▶ Objective: Identify each line below containing the string "Output" and copy it.

▶ Given material:

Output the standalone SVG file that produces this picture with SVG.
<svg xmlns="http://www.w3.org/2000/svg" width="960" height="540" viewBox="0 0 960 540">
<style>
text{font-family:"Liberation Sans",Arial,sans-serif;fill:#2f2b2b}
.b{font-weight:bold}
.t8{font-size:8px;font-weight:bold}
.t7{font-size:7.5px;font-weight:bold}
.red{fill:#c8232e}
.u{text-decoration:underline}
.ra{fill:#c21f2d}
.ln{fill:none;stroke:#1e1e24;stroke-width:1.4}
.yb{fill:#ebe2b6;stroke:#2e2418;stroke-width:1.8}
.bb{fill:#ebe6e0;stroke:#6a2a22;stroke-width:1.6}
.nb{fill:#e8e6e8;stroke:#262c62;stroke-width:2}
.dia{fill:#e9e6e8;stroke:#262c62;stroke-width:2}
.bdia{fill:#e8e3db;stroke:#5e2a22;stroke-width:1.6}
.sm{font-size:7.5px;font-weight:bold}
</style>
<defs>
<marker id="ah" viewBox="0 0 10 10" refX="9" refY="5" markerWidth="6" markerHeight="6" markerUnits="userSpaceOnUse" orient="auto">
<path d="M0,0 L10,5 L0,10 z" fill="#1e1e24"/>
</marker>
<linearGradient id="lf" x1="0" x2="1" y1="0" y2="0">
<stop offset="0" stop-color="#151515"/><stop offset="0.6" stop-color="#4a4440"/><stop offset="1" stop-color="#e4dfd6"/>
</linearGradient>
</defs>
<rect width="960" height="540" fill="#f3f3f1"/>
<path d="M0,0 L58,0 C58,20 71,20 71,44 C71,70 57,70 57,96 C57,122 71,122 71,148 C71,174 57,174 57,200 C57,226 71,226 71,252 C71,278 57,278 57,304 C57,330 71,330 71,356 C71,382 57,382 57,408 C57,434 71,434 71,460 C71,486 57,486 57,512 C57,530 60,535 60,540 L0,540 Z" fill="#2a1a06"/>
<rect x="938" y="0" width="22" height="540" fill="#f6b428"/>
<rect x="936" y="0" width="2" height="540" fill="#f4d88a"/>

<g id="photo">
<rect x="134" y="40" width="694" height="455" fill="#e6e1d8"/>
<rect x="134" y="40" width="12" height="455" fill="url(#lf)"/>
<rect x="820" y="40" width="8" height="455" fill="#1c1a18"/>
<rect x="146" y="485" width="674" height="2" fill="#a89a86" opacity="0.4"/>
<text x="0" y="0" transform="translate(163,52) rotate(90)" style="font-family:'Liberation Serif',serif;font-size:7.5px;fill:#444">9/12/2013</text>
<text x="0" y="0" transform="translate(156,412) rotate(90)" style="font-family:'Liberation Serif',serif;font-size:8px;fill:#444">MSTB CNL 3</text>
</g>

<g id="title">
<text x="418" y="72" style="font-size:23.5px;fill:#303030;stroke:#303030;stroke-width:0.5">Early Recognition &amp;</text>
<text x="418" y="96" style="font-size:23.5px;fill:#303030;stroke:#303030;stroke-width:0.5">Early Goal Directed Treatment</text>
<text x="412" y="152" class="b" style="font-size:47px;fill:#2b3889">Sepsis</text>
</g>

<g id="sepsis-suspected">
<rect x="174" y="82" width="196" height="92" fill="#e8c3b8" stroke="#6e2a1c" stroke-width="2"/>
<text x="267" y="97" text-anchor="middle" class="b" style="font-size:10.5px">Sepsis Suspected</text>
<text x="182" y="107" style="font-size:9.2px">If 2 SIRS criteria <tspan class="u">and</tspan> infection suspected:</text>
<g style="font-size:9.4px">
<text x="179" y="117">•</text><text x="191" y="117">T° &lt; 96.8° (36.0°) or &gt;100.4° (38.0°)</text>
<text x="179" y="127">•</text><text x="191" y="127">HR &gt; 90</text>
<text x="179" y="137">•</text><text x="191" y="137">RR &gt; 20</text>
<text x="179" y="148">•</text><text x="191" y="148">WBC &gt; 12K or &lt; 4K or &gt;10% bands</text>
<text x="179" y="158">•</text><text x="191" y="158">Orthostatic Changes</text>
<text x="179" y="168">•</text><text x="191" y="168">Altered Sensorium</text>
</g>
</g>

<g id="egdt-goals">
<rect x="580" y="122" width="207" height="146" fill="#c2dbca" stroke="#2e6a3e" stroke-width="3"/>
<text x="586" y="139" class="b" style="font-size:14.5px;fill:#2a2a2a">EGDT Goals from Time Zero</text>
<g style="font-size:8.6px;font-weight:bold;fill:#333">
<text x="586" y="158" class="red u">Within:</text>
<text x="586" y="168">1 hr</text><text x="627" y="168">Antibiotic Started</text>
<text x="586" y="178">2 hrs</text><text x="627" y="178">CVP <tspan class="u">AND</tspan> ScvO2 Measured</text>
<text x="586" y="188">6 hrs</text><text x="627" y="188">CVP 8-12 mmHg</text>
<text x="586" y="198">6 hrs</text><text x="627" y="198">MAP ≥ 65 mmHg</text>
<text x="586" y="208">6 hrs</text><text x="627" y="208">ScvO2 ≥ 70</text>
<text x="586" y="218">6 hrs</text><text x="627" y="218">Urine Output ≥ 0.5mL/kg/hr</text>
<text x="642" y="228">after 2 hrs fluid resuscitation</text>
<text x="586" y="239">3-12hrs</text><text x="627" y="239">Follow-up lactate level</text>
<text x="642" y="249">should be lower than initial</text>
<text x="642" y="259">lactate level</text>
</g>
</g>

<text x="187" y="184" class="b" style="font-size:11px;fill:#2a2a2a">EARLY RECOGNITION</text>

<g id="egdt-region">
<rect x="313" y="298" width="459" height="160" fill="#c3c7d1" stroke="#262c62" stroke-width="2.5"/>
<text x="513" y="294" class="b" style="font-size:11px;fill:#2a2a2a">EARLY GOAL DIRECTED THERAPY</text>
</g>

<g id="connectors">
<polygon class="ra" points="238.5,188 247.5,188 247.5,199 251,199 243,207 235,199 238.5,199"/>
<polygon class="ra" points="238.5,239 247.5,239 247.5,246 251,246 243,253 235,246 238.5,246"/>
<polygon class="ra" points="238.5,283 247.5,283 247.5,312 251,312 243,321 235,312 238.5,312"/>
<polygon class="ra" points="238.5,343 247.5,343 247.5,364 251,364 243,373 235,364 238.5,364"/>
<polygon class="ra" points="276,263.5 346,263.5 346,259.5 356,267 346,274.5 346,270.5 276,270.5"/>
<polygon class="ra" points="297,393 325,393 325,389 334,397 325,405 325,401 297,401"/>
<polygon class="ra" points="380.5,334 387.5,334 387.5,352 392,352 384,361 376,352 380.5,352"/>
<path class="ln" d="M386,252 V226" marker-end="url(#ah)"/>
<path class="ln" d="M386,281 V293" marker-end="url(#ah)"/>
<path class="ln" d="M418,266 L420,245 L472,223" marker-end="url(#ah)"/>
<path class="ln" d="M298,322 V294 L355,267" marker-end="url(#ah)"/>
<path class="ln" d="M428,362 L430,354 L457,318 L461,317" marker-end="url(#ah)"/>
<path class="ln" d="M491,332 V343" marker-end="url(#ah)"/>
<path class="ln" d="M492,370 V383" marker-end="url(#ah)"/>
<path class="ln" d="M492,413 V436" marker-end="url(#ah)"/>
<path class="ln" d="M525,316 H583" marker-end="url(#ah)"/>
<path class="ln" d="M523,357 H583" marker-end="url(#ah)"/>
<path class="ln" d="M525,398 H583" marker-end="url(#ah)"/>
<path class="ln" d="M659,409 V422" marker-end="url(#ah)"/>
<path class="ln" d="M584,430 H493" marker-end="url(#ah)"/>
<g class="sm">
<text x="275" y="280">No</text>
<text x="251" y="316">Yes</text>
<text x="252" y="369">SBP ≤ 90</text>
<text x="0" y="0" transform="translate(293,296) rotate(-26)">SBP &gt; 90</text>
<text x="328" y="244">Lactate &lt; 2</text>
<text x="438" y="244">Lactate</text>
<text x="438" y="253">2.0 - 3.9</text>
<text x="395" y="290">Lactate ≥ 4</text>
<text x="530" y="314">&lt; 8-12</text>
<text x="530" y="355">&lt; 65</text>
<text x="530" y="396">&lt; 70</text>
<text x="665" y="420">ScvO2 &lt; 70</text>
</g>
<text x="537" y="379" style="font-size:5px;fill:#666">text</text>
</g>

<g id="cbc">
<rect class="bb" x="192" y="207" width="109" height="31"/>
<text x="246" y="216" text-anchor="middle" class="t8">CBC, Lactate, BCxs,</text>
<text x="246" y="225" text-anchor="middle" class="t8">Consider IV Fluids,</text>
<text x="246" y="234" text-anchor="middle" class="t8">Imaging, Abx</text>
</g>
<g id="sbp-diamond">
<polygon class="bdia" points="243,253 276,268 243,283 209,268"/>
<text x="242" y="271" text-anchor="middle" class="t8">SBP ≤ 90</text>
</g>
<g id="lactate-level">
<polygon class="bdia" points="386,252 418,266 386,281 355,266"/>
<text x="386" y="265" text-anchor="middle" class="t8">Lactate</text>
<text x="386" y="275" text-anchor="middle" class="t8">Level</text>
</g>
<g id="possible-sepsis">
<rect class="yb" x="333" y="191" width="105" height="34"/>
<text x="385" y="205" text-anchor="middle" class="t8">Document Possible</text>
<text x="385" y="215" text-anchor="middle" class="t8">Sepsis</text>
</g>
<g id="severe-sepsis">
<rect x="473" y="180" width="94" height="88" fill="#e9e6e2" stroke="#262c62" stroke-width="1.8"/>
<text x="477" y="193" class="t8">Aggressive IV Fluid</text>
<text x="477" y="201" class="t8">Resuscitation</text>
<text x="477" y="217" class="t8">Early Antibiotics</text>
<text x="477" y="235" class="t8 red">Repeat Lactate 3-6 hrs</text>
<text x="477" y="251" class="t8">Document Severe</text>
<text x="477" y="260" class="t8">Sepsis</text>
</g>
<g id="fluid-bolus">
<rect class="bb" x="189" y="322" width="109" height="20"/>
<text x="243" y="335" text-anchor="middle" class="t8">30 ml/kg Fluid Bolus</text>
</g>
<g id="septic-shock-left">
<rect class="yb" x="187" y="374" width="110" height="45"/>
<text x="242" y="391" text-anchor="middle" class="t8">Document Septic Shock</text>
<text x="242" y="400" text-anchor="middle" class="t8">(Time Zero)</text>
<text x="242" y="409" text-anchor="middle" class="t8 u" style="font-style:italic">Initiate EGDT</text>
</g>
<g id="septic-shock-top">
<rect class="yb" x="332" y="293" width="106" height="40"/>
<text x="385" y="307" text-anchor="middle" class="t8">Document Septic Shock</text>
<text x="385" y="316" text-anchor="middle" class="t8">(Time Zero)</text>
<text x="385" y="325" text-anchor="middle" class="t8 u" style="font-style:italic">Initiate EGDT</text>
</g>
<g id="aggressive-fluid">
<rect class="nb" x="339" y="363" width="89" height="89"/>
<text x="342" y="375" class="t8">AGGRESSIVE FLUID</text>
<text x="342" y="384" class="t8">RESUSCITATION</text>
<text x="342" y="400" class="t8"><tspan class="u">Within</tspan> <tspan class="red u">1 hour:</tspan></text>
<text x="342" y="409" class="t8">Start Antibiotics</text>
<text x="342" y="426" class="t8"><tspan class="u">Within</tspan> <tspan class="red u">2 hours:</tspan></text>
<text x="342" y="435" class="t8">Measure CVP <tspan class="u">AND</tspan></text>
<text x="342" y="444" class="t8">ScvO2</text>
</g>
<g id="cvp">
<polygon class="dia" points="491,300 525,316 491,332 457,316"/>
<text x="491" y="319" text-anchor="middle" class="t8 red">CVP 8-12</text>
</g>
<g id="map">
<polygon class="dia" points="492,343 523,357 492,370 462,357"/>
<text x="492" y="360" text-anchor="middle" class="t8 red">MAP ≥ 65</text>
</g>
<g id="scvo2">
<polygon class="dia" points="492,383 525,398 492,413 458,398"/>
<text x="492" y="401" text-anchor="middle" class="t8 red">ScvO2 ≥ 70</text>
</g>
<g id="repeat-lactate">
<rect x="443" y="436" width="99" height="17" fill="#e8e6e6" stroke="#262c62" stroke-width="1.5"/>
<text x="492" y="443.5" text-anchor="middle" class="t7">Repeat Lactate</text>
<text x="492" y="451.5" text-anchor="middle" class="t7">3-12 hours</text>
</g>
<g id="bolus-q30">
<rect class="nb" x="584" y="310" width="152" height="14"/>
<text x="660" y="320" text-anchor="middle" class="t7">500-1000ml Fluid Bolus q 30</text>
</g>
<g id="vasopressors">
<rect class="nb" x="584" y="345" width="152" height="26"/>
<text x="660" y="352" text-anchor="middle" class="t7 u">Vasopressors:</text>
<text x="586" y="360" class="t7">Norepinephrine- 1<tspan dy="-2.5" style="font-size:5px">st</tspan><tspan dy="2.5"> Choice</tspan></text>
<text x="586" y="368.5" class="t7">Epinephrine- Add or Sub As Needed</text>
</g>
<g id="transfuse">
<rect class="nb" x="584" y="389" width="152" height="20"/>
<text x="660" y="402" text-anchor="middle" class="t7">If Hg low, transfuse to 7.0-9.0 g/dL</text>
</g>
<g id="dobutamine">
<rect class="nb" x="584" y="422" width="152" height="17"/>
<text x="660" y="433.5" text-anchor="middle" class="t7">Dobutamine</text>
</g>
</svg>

▶ Solved problem:
Output the standalone SVG file that produces this picture with SVG.
<text x="586" y="218">6 hrs</text><text x="627" y="218">Urine Output ≥ 0.5mL/kg/hr</text>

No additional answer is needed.